Di satu pihak, kita memang belum punya karakter yang gigih dan tegak. Namun hubungan dengan asing tidak bisa dihindari. Pada zaman modern, kelemahan kita berawal dari tahun 1950 di zaman Bung Karno Indonesia mempunyai kesalahan.

Sebetulnya kelemhan Bung Karno adalah meniru warisan yang jelek dari Belanda. Sementara warisan bagus dari Belanda tidak ditiru.

Salah satunya konsentrasi pembangunan sepenuhnya di Jakarta. Itu kesalahan masa lalu terbesar Indonesia. Termasuk konsentrasi pembangunan di Jawa.

Indonesia pernah mempunyai proyek tol Anyer-Panarukan. Saya bilang itu proyek gila. Kenapa nggak bangun kereta api? Sementara Belanda di masa lalu banyak membangun jalur kereta api di jalur ekonomi.

Mengapa pembangunan kereta pertama dibuat dari Tuntang Semarang ke Kota Jakarta? Itu untuk mengangkut gula. Lalu kereta dari Sawah Lunto sampai Pelabuhan Padang? Itu untuk angkut batu bara.

Sementara Kalimantan dan Sulawesi belum dibuat karena keburu datang Jepang. Jadi Belanda membangun di semua tempat berdasarkan potensi ekonomi.

Banyak kesalahan, karena Indonesia tidak belajar dari masa lalu dan sejarah.

Sifat positif dari Belanda yang mana yang belum diserap Indonesia?

Dari sisi pemerintahan, Belanda sangat bagus. Indonesia malah membuat sistem otonomi daerah. Sebab Belanda membagi willayah berdasarkan kesatuan budaya dan bahasa.

Contohnya Tangerang masuk ke Batavia karena orang Tangerang berbahasa melayu dan suka nonton lenong. Belanda juga memisahkan Banten. Namun setelah mereka semua disatukan menjadi Jawa Barat. 

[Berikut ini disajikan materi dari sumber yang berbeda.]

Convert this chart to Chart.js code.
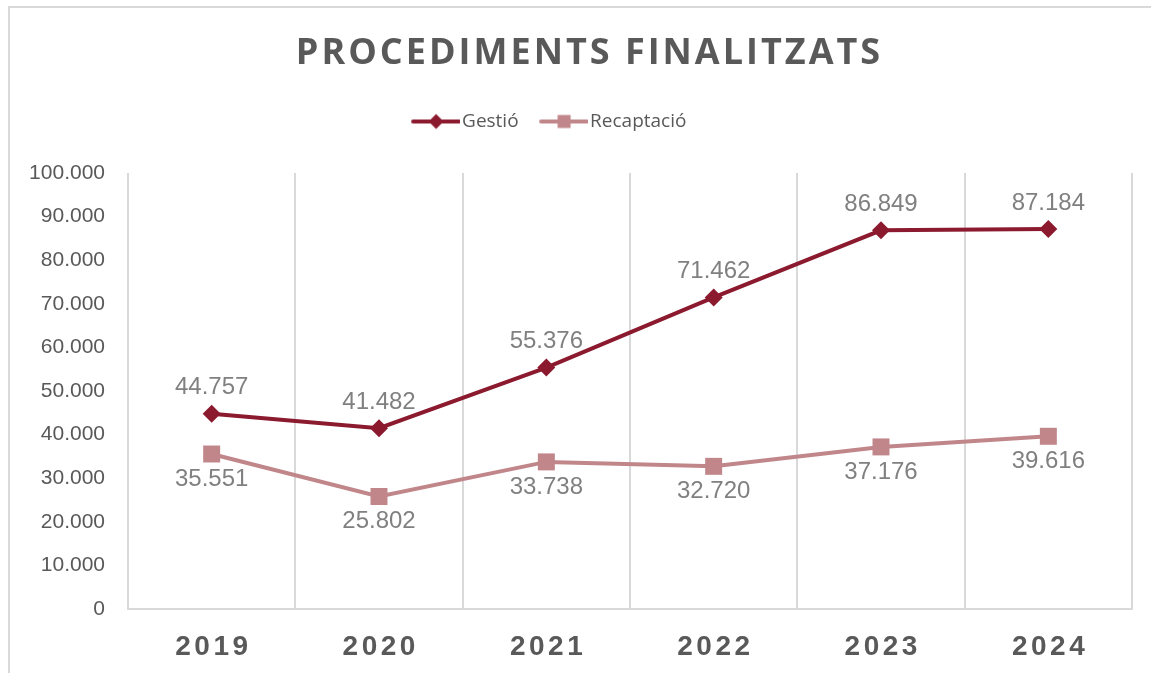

Di zaman Pak Harto sistem pemerintahan masih mengacu pada Belanda. Salah satunya menjadikan menteri sebagai anggota MPR. Bahkan Bupati, di zaman Belanda, ditempatkan di Batavia. Mereka melapor keadaan di daerah.

Pascareformasi, banyak sejarah kontroversi yang dipublikasikan. Misal peristiwa G-30S dan juga orang-orang di balik kemerdekaan Indonesia. Terakhir ada foto tokoh PKI di poster Bandara Soekarno-Hatta. Bagaimana pendapat Anda soal hal ini?

Sebetulnya tidak simpang siur, sebab penguasa menggunakan sejarah untuk kepentingan politik. Ini terjadi juga di Rusia dan Cina. Itu bahaya. Makanya sebagai sejarahwan juga harus memilih, mau ikut yang politik atau murni sejarah. Saya ikut yang murni sejarah, tak pernah ambil proyek buku sejarah negara.

Tapi tidak ada kebenaran yang mutlak dalam ilmu sejarah. Karena kebenaran dilihat dari siapa yang menelaah sejarah itu.

Biografi singkat Mona Lohanda

Mona adalah Seorang sejarawan dan arsiparis, pernah bekerja di Arsip Nasional Republik Indonesia (ANRI). Bidang yang digelutinya sejarah Batavia atau Jakarta. Dedikasinya ke sejarah membuat Mona merima berbagai penghargaaan, antara lain Nabil Award (2010), cendekiawan berdedikasi dari Harian Kompas (2012) dan Bakrie Award (2016).

Mona Lohanda di Tangerang, Banten Tahun 1947. Dia bekerja di ANRI sejak 1972 dan pensiun pada 2012. Karena pengetahuan, pengabdian, dan ketekunannya, Mona banyak membantu para sarjana/peneliti Indonesia dan mancanegara dalam penelusuran arsip.

Mona menyelesaikan studi Sejarah Fakultas Sastra Universitas Indonesia. Mona kemudian melanjutkan studi pascasarjana di Departement of History, School of Oriental and African Studies di University of London. Mona pun pernah menyenyam pendidikan S3 untuk gelar Ph.D di Universitas Katolik Nijmegen, Belanda.

Mona banyak menulis artikel dan buku, di antaranya The Kapitan Cina of Batavia, 1837-1942: A History of Chinese Establishment in Colonial Society (Djambatan, 1996) dan Sejarah Para Pembesar Mengatur Batavia (Masup Jakarta, 2007). Mona juga sering terlibat sebagai penyunting buku sejarah dan narasumber di sejumlah instansi.

Sampai kini, Mona masih nyaman memperoleh informasi dengan membaca majalah dan koran. Dia berlangganan lebih dari 5 majalah dan koran tiap hari. Mona memutuskan tidak menonton televisi karena merasa hanya membuang waktu saja.